I don’t know if it’s the company I am lucky enough to keep. Let’s not forget Brook who freestyles Ottolenghi; chums who genuinely fight over Swedish moss in world class Danish restaurants, and creative Morris friends who make their own sauerkraut and kimchee. But there is a real appreciation of ingredients, of cultivation and origin that I’ve not seen since Italy. But with a real love of multiculturalism that is treated as a specialisation. In Britain, I think of our multicultural cuisine. Where your Thai is a plate of beige fried stuff, outdone in colour and vibrance by the blue and white crockery it’s served on.
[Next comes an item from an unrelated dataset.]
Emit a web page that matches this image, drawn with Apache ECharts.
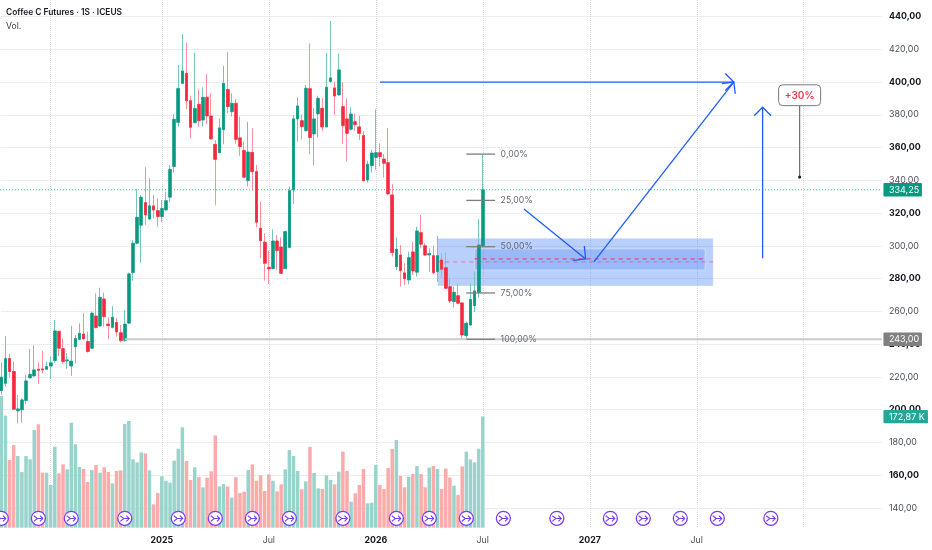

Your Indian has been sanitized; new dishes like Tikka Masala invented to appease the bland British palate. And any restaurant you go to, you know exactly what you’re going to get.

In Rice Paper Scissors (huh!), a charming Vietnamese restaurant on Melbourne’s Brunswick street, I got food that blew my mind and changed my life. From now on, all I ever want to taste is lime, coconut, chilli and coriander. I have found perfection – why go back? And paired with beautiful white wines. Wine pairing is a fancy unreachable thing in Britain; only comes on taster menus that are £100 a head and you’ve been meaning to do it for your birthday for years, but never got round to it. Here, it’s standard, and your young, trendy waiter will be able to tell you which will go best with what. A far cry from being asked what a courgette is by your checkout kid in Tesco. They’ll also accurately memorise the entire order from a table of five, while I twitch and reach for my notebook, imploring them to write it down. Young people here snack on rice paper rolls for lunch, dosas and banh mi (it’s a filled roll, it’s a fucken roll) in the way that the average teenager back home clings to Gregs for comfort and familiarity. I’m not saying Australian kids are better than British ones. Just that they have better palates. Sweepingly. In Canberra. Probably.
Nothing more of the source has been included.